[START OF Input records]
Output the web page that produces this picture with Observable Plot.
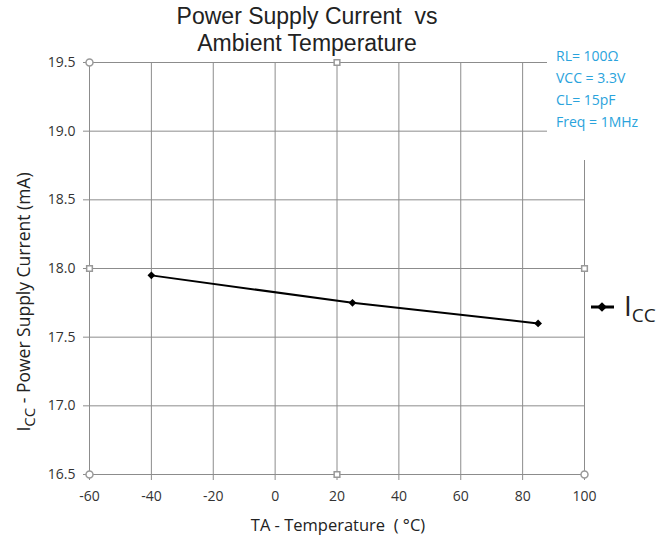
<!DOCTYPE html>
<html><head><meta charset="utf-8">
<script src="https://cdn.jsdelivr.net/npm/d3@7"></script>
<script src="https://cdn.jsdelivr.net/npm/@observablehq/plot@0.6"></script>
<style>
body{margin:0;background:#fff;}
#chart{position:relative;width:668px;height:539px;}
svg{font-family:"Open Sans",sans-serif;}
</style></head>
<body><div id="chart"></div>
<script>
const temperature = [-40, 25, 85];
const icc = [17.95, 17.75, 17.6];
const xTicks = [-60, -40, -20, 0, 20, 40, 60, 80, 100];
const yTicks = [16.5, 17.0, 17.5, 18.0, 18.5, 19.0, 19.5];
const conditions = ["RL= 100Ω", "VCC = 3.3V", "CL= 15pF", "Freq = 1MHz"];
const titleLines = ["Power Supply Current  vs", "Ambient Temperature"];

const data = temperature.map((t, i) => ({t, v: icc[i]}));
const xd = [xTicks[0], xTicks[xTicks.length-1]];
const yd = [yTicks[0], yTicks[yTicks.length-1]];
const xm = (xd[0]+xd[1])/2, ym = (yd[0]+yd[1])/2;
const circles = [{x:xd[0],y:yd[1]},{x:xd[0],y:yd[0]},{x:xd[1],y:yd[0]}];
const squares = [{x:xm,y:yd[1]},{x:xd[0],y:ym},{x:xd[1],y:ym},{x:xm,y:yd[0]}];

const W = 668, H = 539, ML = 89, MR = 84, MT = 62, MB = 65;
const plot = Plot.plot({
  width: W, height: H,
  marginLeft: ML, marginRight: MR, marginTop: MT, marginBottom: MB,
  style: {fontFamily: '"Open Sans", sans-serif', fontSize: "14px", color: "#333", background: "#fff"},
  x: {domain: xd, ticks: xTicks, label: null},
  y: {domain: yd, ticks: yTicks, label: null},
  marks: [
    Plot.gridX(xTicks, {stroke: "#8c8c8c", strokeOpacity: 1, strokeWidth: 1}),
    Plot.gridY(yTicks, {stroke: "#8c8c8c", strokeOpacity: 1, strokeWidth: 1}),
    Plot.axisX(xTicks, {tickSize: 6, stroke: "#8c8c8c", tickPadding: 11, fill: "#333", fontSize: 14, tickFormat: d => String(d)}),
    Plot.axisY(yTicks, {tickSize: 6, stroke: "#8c8c8c", tickPadding: 8, fill: "#333", fontSize: 14, tickFormat: d => d.toFixed(1)}),
    Plot.line(data, {x: "t", y: "v", stroke: "#000", strokeWidth: 2}),
    Plot.dot(data, {x: "t", y: "v", symbol: "diamond2", fill: "#000", r: 3.5}),
    Plot.dot(circles, {x: "x", y: "y", symbol: "circle", fill: "#fff", stroke: "#999", r: 3.5}),
    Plot.dot(squares, {x: "x", y: "y", symbol: "square", fill: "#fff", stroke: "#999", r: 3.2})
  ]
});
document.getElementById("chart").appendChild(plot);

const svg = d3.select(plot);
// white box behind conditions
svg.append("rect").attr("x", 547).attr("y", 40).attr("width", W-547).attr("height", 120).attr("fill", "#fff");
const cond = svg.append("g").attr("font-size", 14).attr("fill", "#2aa3dc").attr("text-anchor", "start");
conditions.forEach((c, i) => {
  cond.append("text").attr("x", 556).attr("y", 61 + i*22).text(c);
});
// title
const tg = svg.append("g").attr("font-size", 23).attr("font-family", '"Liberation Sans", Arial, sans-serif')
  .attr("fill", "#222").attr("text-anchor", "middle");
titleLines.forEach((l, i) => tg.append("text").attr("x", 307).attr("y", 24 + i*26.5).text(l));
// x label
svg.append("text").attr("x", 338).attr("y", 531).attr("text-anchor", "middle")
  .attr("font-size", 16.5).attr("fill", "#222").text("TA - Temperature  ( °C)");
// y label
const yl = svg.append("text").attr("transform", "translate(30,302) rotate(-90)")
  .attr("text-anchor", "middle").attr("font-size", 17.5).attr("fill", "#222");
yl.append("tspan").text("I");
yl.append("tspan").attr("dy", 5).attr("font-size", 15).text("CC");
yl.append("tspan").attr("dy", -5).text(" - Power Supply Current (mA)");
// legend
const lg = svg.append("g").attr("text-anchor", "start");
lg.append("line").attr("x1", 591).attr("x2", 614).attr("y1", 307).attr("y2", 307).attr("stroke", "#000").attr("stroke-width", 3);
lg.append("path").attr("d", d3.symbol(d3.symbolDiamond2, 60)()).attr("transform", "translate(602,307)").attr("fill", "#000");
const lt = lg.append("text").attr("x", 624).attr("y", 316).attr("font-size", 28).attr("fill", "#222");
lt.append("tspan").text("I");
lt.append("tspan").attr("dy", 6).attr("font-size", 19).text("CC");
</script>
</body></html>
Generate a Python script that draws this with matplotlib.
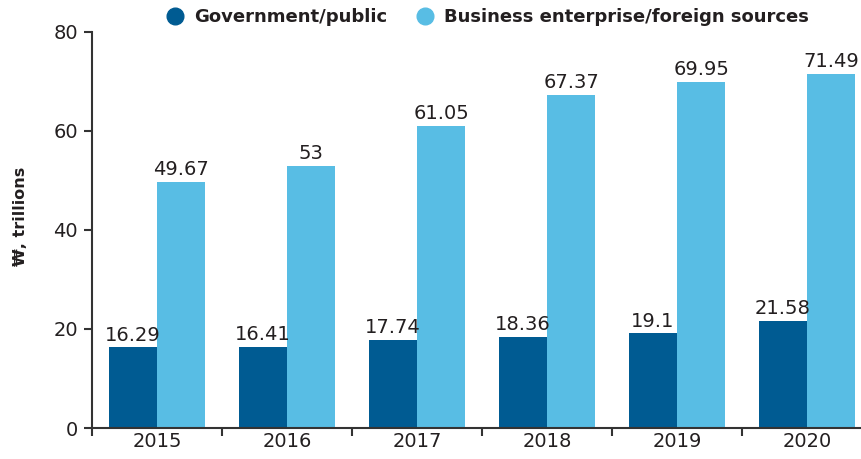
import matplotlib
matplotlib.use("Agg")
import matplotlib.pyplot as plt
import numpy as np
from matplotlib.lines import Line2D

years = ["2015", "2016", "2017", "2018", "2019", "2020"]
gov = [16.29, 16.41, 17.74, 18.36, 19.1, 21.58]
biz = [49.67, 53, 61.05, 67.37, 69.95, 71.49]
gov_labels = ["16.29", "16.41", "17.74", "18.36", "19.1", "21.58"]
biz_labels = ["49.67", "53", "61.05", "67.37", "69.95", "71.49"]
series_names = ["Government/public", "Business enterprise/foreign sources"]

c_dark = "#005B92"
c_light = "#58BDE4"
txt = "#231F20"

plt.rcParams['font.family'] = ['DejaVu Sans']

fig = plt.figure(figsize=(8.62, 4.59), dpi=100)
ax = fig.add_axes([92/862, 1-428/459, (862-92)/862, (428-32)/459])

x = np.arange(len(years))
w = 0.373
ax.bar(x - w/2, gov, width=w, color=c_dark)
ax.bar(x + w/2, biz, width=w, color=c_light)

for xi, v, l in zip(x, gov, gov_labels):
    ax.annotate(l, (xi - w/2, v), xytext=(0, 2), textcoords="offset points",
                ha="center", va="bottom", fontsize=14, color=txt)
for xi, v, l in zip(x, biz, biz_labels):
    ax.annotate(l, (xi + w/2, v), xytext=(0, 2), textcoords="offset points",
                ha="center", va="bottom", fontsize=14, color=txt)

ax.set_xlim(-0.5, (862-92)/130 - 0.5)
ax.set_ylim(0, 80)
ax.set_yticks([0, 20, 40, 60, 80])
ax.set_xticks(x)
ax.set_xticklabels(years)
ax.set_xticks(np.arange(len(years)) - 0.5, minor=True)
ax.tick_params(axis='x', which='major', length=0, labelsize=14, labelcolor=txt, pad=3)
ax.tick_params(axis='x', which='minor', length=6, width=1.5, color="#333333")
ax.tick_params(axis='y', length=6, width=1.5, color="#333333", labelsize=14, labelcolor=txt, pad=4)

for s in ["top", "right"]:
    ax.spines[s].set_visible(False)
for s in ["left", "bottom"]:
    ax.spines[s].set_linewidth(1.5)
    ax.spines[s].set_color("#333333")

ax.set_ylabel("₩, trillions", fontsize=11.5, fontweight="bold", color=txt)
ax.yaxis.set_label_coords(-0.083, 0.535)

handles = [Line2D([], [], marker='o', linestyle='none', markersize=12, color=c_dark),
           Line2D([], [], marker='o', linestyle='none', markersize=12, color=c_light)]
leg = fig.legend(handles, series_names, loc="center", bbox_to_anchor=(483/862, 1-17/459),
                 ncol=2, frameon=False, handletextpad=0.05, columnspacing=1.1,
                 prop={'weight': 'bold', 'size': 13})
for t in leg.get_texts():
    t.set_color(txt)

fig.savefig("out.png", dpi=100)
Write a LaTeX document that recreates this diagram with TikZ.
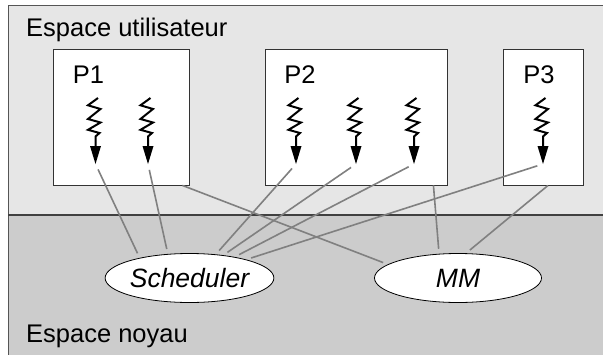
[END OF Input records]
▶ **Exercise brief**: Write out each entry exactly as given, omitting any picture.

▶ **Complete response**:
Output the web page that produces this picture with Observable Plot.
<!DOCTYPE html>
<html><head><meta charset="utf-8">
<script src="https://cdn.jsdelivr.net/npm/d3@7"></script>
<script src="https://cdn.jsdelivr.net/npm/@observablehq/plot@0.6"></script>
<style>
body{margin:0;background:#fff;}
#chart{position:relative;width:668px;height:539px;}
svg{font-family:"Open Sans",sans-serif;}
</style></head>
<body><div id="chart"></div>
<script>
const temperature = [-40, 25, 85];
const icc = [17.95, 17.75, 17.6];
const xTicks = [-60, -40, -20, 0, 20, 40, 60, 80, 100];
const yTicks = [16.5, 17.0, 17.5, 18.0, 18.5, 19.0, 19.5];
const conditions = ["RL= 100Ω", "VCC = 3.3V", "CL= 15pF", "Freq = 1MHz"];
const titleLines = ["Power Supply Current  vs", "Ambient Temperature"];

const data = temperature.map((t, i) => ({t, v: icc[i]}));
const xd = [xTicks[0], xTicks[xTicks.length-1]];
const yd = [yTicks[0], yTicks[yTicks.length-1]];
const xm = (xd[0]+xd[1])/2, ym = (yd[0]+yd[1])/2;
const circles = [{x:xd[0],y:yd[1]},{x:xd[0],y:yd[0]},{x:xd[1],y:yd[0]}];
const squares = [{x:xm,y:yd[1]},{x:xd[0],y:ym},{x:xd[1],y:ym},{x:xm,y:yd[0]}];

const W = 668, H = 539, ML = 89, MR = 84, MT = 62, MB = 65;
const plot = Plot.plot({
  width: W, height: H,
  marginLeft: ML, marginRight: MR, marginTop: MT, marginBottom: MB,
  style: {fontFamily: '"Open Sans", sans-serif', fontSize: "14px", color: "#333", background: "#fff"},
  x: {domain: xd, ticks: xTicks, label: null},
  y: {domain: yd, ticks: yTicks, label: null},
  marks: [
    Plot.gridX(xTicks, {stroke: "#8c8c8c", strokeOpacity: 1, strokeWidth: 1}),
    Plot.gridY(yTicks, {stroke: "#8c8c8c", strokeOpacity: 1, strokeWidth: 1}),
    Plot.axisX(xTicks, {tickSize: 6, stroke: "#8c8c8c", tickPadding: 11, fill: "#333", fontSize: 14, tickFormat: d => String(d)}),
    Plot.axisY(yTicks, {tickSize: 6, stroke: "#8c8c8c", tickPadding: 8, fill: "#333", fontSize: 14, tickFormat: d => d.toFixed(1)}),
    Plot.line(data, {x: "t", y: "v", stroke: "#000", strokeWidth: 2}),
    Plot.dot(data, {x: "t", y: "v", symbol: "diamond2", fill: "#000", r: 3.5}),
    Plot.dot(circles, {x: "x", y: "y", symbol: "circle", fill: "#fff", stroke: "#999", r: 3.5}),
    Plot.dot(squares, {x: "x", y: "y", symbol: "square", fill: "#fff", stroke: "#999", r: 3.2})
  ]
});
document.getElementById("chart").appendChild(plot);

const svg = d3.select(plot);
// white box behind conditions
svg.append("rect").attr("x", 547).attr("y", 40).attr("width", W-547).attr("height", 120).attr("fill", "#fff");
const cond = svg.append("g").attr("font-size", 14).attr("fill", "#2aa3dc").attr("text-anchor", "start");
conditions.forEach((c, i) => {
  cond.append("text").attr("x", 556).attr("y", 61 + i*22).text(c);
});
// title
const tg = svg.append("g").attr("font-size", 23).attr("font-family", '"Liberation Sans", Arial, sans-serif')
  .attr("fill", "#222").attr("text-anchor", "middle");
titleLines.forEach((l, i) => tg.append("text").attr("x", 307).attr("y", 24 + i*26.5).text(l));
// x label
svg.append("text").attr("x", 338).attr("y", 531).attr("text-anchor", "middle")
  .attr("font-size", 16.5).attr("fill", "#222").text("TA - Temperature  ( °C)");
// y label
const yl = svg.append("text").attr("transform", "translate(30,302) rotate(-90)")
  .attr("text-anchor", "middle").attr("font-size", 17.5).attr("fill", "#222");
yl.append("tspan").text("I");
yl.append("tspan").attr("dy", 5).attr("font-size", 15).text("CC");
yl.append("tspan").attr("dy", -5).text(" - Power Supply Current (mA)");
// legend
const lg = svg.append("g").attr("text-anchor", "start");
lg.append("line").attr("x1", 591).attr("x2", 614).attr("y1", 307).attr("y2", 307).attr("stroke", "#000").attr("stroke-width", 3);
lg.append("path").attr("d", d3.symbol(d3.symbolDiamond2, 60)()).attr("transform", "translate(602,307)").attr("fill", "#000");
const lt = lg.append("text").attr("x", 624).attr("y", 316).attr("font-size", 28).attr("fill", "#222");
lt.append("tspan").text("I");
lt.append("tspan").attr("dy", 6).attr("font-size", 19).text("CC");
</script>
</body></html>
Generate a Python script that draws this with matplotlib.
import matplotlib
matplotlib.use("Agg")
import matplotlib.pyplot as plt
import numpy as np
from matplotlib.lines import Line2D

years = ["2015", "2016", "2017", "2018", "2019", "2020"]
gov = [16.29, 16.41, 17.74, 18.36, 19.1, 21.58]
biz = [49.67, 53, 61.05, 67.37, 69.95, 71.49]
gov_labels = ["16.29", "16.41", "17.74", "18.36", "19.1", "21.58"]
biz_labels = ["49.67", "53", "61.05", "67.37", "69.95", "71.49"]
series_names = ["Government/public", "Business enterprise/foreign sources"]

c_dark = "#005B92"
c_light = "#58BDE4"
txt = "#231F20"

plt.rcParams['font.family'] = ['DejaVu Sans']

fig = plt.figure(figsize=(8.62, 4.59), dpi=100)
ax = fig.add_axes([92/862, 1-428/459, (862-92)/862, (428-32)/459])

x = np.arange(len(years))
w = 0.373
ax.bar(x - w/2, gov, width=w, color=c_dark)
ax.bar(x + w/2, biz, width=w, color=c_light)

for xi, v, l in zip(x, gov, gov_labels):
    ax.annotate(l, (xi - w/2, v), xytext=(0, 2), textcoords="offset points",
                ha="center", va="bottom", fontsize=14, color=txt)
for xi, v, l in zip(x, biz, biz_labels):
    ax.annotate(l, (xi + w/2, v), xytext=(0, 2), textcoords="offset points",
                ha="center", va="bottom", fontsize=14, color=txt)

ax.set_xlim(-0.5, (862-92)/130 - 0.5)
ax.set_ylim(0, 80)
ax.set_yticks([0, 20, 40, 60, 80])
ax.set_xticks(x)
ax.set_xticklabels(years)
ax.set_xticks(np.arange(len(years)) - 0.5, minor=True)
ax.tick_params(axis='x', which='major', length=0, labelsize=14, labelcolor=txt, pad=3)
ax.tick_params(axis='x', which='minor', length=6, width=1.5, color="#333333")
ax.tick_params(axis='y', length=6, width=1.5, color="#333333", labelsize=14, labelcolor=txt, pad=4)

for s in ["top", "right"]:
    ax.spines[s].set_visible(False)
for s in ["left", "bottom"]:
    ax.spines[s].set_linewidth(1.5)
    ax.spines[s].set_color("#333333")

ax.set_ylabel("₩, trillions", fontsize=11.5, fontweight="bold", color=txt)
ax.yaxis.set_label_coords(-0.083, 0.535)

handles = [Line2D([], [], marker='o', linestyle='none', markersize=12, color=c_dark),
           Line2D([], [], marker='o', linestyle='none', markersize=12, color=c_light)]
leg = fig.legend(handles, series_names, loc="center", bbox_to_anchor=(483/862, 1-17/459),
                 ncol=2, frameon=False, handletextpad=0.05, columnspacing=1.1,
                 prop={'weight': 'bold', 'size': 13})
for t in leg.get_texts():
    t.set_color(txt)

fig.savefig("out.png", dpi=100)
Write a LaTeX document that recreates this diagram with TikZ.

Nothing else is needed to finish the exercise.